A summary of:
Stenger, N. 1991. Mind is a leaking rainbow. In Cyberspace: First Steps, M. Benedikt, Ed. MIT Press, Cambridge, MA, 48-57.
Wertheim’s book walked us through the evolution of our concept of ‘space’. Here, Stenger makes a point about the effect that cyberspace has had on our concept of time: “If there is something that computers have forced into our society, it is a different sense of time. We still conceive of time within the mental framework of the eighteenth century: time is what is set by a clock, God as ‘the Great Clockmaker’ (Voltare), and so on. The (re)emergence of different senses of time will not destroy the traditional one, but make it relative” (55). She draws on Eliade, who writes about the sacred nature of time, or perhaps better phrased as the nature of sacred time. He writes: “’Religious man lives in two kinds of time, of which, the more important, sacred time, appears under the paradoxical aspect of a circular time, reversible and recoverable, a sort of eternal present that is periodically reintegrated by means of rites’” (in Stenger, 55). Stenger writes, “Eliade’s sacred time is nonhistorical. It is the time that ‘floweth not,’ that does not participate in the profane duration” (55).
I don’t know how useful this is for my purposes, but there it is anyway.
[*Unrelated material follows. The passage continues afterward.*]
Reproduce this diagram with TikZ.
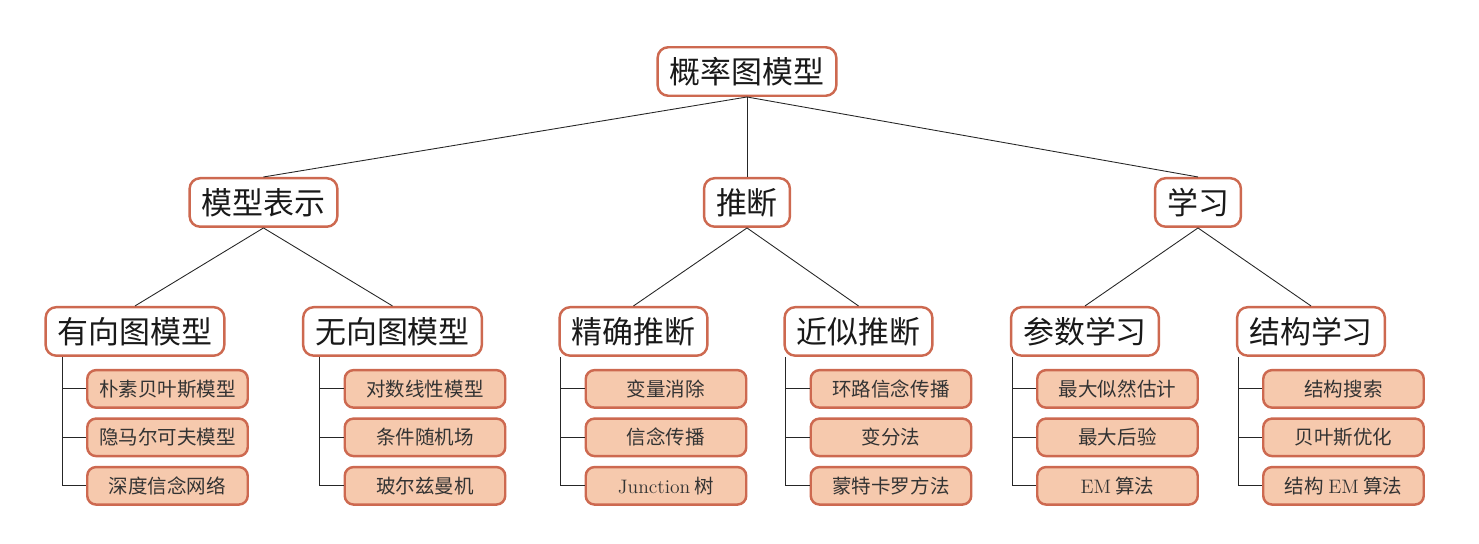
\documentclass[tikz,border=0pt]{standalone}
\usepackage{fontspec}
\newfontfamily\cjk{Noto Sans CJK SC}
\usetikzlibrary{positioning}

\definecolor{boxline}{RGB}{205,105,80}
\definecolor{leaffill}{RGB}{246,201,173}
\newcommand{\en}[1]{{\rmfamily #1}}

\begin{document}
\begin{tikzpicture}[
  font=\cjk,
  topic/.style={
    draw=boxline,
    rounded corners=6pt,
    line width=1.4pt,
    fill=white,
    inner xsep=2.4mm,
    inner ysep=0pt,
    minimum height=9.7mm,
    text=black!90,
    font=\cjk\fontsize{17.6}{20}\selectfont
  },
  leaf/.style={
    draw=boxline,
    rounded corners=5pt,
    line width=1.4pt,
    fill=leaffill,
    inner sep=0pt,
    minimum width=32.1mm,
    minimum height=7.5mm,
    text=black!80,
    font=\cjk\fontsize{11.1}{13}\selectfont
  },
  link/.style={line width=0.5pt, draw=black!85}
]

\node[topic] (pgm) at (0,0) {概率图模型};
\useasboundingbox (-14.94,-9.45) rectangle (14.64,1.43);

\node[topic, below=16mm of pgm, xshift=-96.7mm] (repr) {模型表示};
\node[topic, below=16mm of pgm] (infer) {推断};
\node[topic, below=16mm of pgm, xshift=90.2mm] (learn) {学习};

\node[topic, below=15.6mm of repr, xshift=-25.7mm] (dag) {有向图模型};
\node[topic, below=15.6mm of repr, xshift=25.8mm] (udg) {无向图模型};
\node[topic, below=15.6mm of infer, xshift=-22.7mm] (exact) {精确推断};
\node[topic, below=15.6mm of infer, xshift=22.3mm] (approx) {近似推断};
\node[topic, below=15.6mm of learn, xshift=-22.6mm] (param) {参数学习};
\node[topic, below=15.6mm of learn, xshift=22.6mm] (struct) {结构学习};

% leaves of each branch
\node[leaf, below=2.4mm of dag, xshift=6.5mm] (dag1) {朴素贝叶斯模型};
\node[leaf, below=1.7mm of dag1] (dag2) {隐马尔可夫模型};
\node[leaf, below=1.7mm of dag2] (dag3) {深度信念网络};

\node[leaf, below=2.4mm of udg, xshift=6.5mm] (udg1) {对数线性模型};
\node[leaf, below=1.7mm of udg1] (udg2) {条件随机场};
\node[leaf, below=1.7mm of udg2] (udg3) {玻尔兹曼机};

\node[leaf, below=2.4mm of exact, xshift=6.5mm] (exact1) {变量消除};
\node[leaf, below=1.7mm of exact1] (exact2) {信念传播};
\node[leaf, below=1.7mm of exact2] (exact3) {\en{Junction} 树};

\node[leaf, below=2.4mm of approx, xshift=6.5mm] (approx1) {环路信念传播};
\node[leaf, below=1.7mm of approx1] (approx2) {变分法};
\node[leaf, below=1.7mm of approx2] (approx3) {蒙特卡罗方法};

\node[leaf, below=2.4mm of param, xshift=6.5mm] (param1) {最大似然估计};
\node[leaf, below=1.7mm of param1] (param2) {最大后验};
\node[leaf, below=1.7mm of param2] (param3) {\en{EM} 算法};

\node[leaf, below=2.4mm of struct, xshift=6.5mm] (struct1) {结构搜索};
\node[leaf, below=1.7mm of struct1] (struct2) {贝叶斯优化};
\node[leaf, below=1.7mm of struct2] (struct3) {结构 \en{EM} 算法};

\draw[link] (pgm.south) -- (repr.north);
\draw[link] (pgm.south) -- (infer.north);
\draw[link] (pgm.south) -- (learn.north);
\draw[link] (repr.south) -- (dag.north);
\draw[link] (repr.south) -- (udg.north);
\draw[link] (infer.south) -- (exact.north);
\draw[link] (infer.south) -- (approx.north);
\draw[link] (learn.south) -- (param.north);
\draw[link] (learn.south) -- (struct.north);

% folder lines
\draw[link] ([xshift=-14.6mm]dag.south) |- (dag1.west)
  ([xshift=-14.6mm]dag.south) |- (dag2.west)
  ([xshift=-14.6mm]dag.south) |- (dag3.west);
\draw[link] ([xshift=-14.6mm]udg.south) |- (udg1.west)
  ([xshift=-14.6mm]udg.south) |- (udg2.west)
  ([xshift=-14.6mm]udg.south) |- (udg3.west);
\draw[link] ([xshift=-14.6mm]exact.south) |- (exact1.west)
  ([xshift=-14.6mm]exact.south) |- (exact2.west)
  ([xshift=-14.6mm]exact.south) |- (exact3.west);
\draw[link] ([xshift=-14.6mm]approx.south) |- (approx1.west)
  ([xshift=-14.6mm]approx.south) |- (approx2.west)
  ([xshift=-14.6mm]approx.south) |- (approx3.west);
\draw[link] ([xshift=-14.6mm]param.south) |- (param1.west)
  ([xshift=-14.6mm]param.south) |- (param2.west)
  ([xshift=-14.6mm]param.south) |- (param3.west);
\draw[link] ([xshift=-14.6mm]struct.south) |- (struct1.west)
  ([xshift=-14.6mm]struct.south) |- (struct2.west)
  ([xshift=-14.6mm]struct.south) |- (struct3.west);

\end{tikzpicture}
\end{document}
Stenger concludes with a hyperbolic, utopian paragraph, one that is fairly representative of that breed described by Wertheim as hailing the Internet as an opportunity for almost religious rebirth: “According to Satre, the atomic bomb was what humanity had found to commit collective suicide. It seems, by contrast, that cyberspace, though born of a war technology, opens up a space for collective restoration, and for peace. As screens are dissolving, our future can only take on a luminous dimension! / Welcome to the New World” (58). I think Hawken would agree with this. I, however, find this hopelessly naïve (but a great quote!).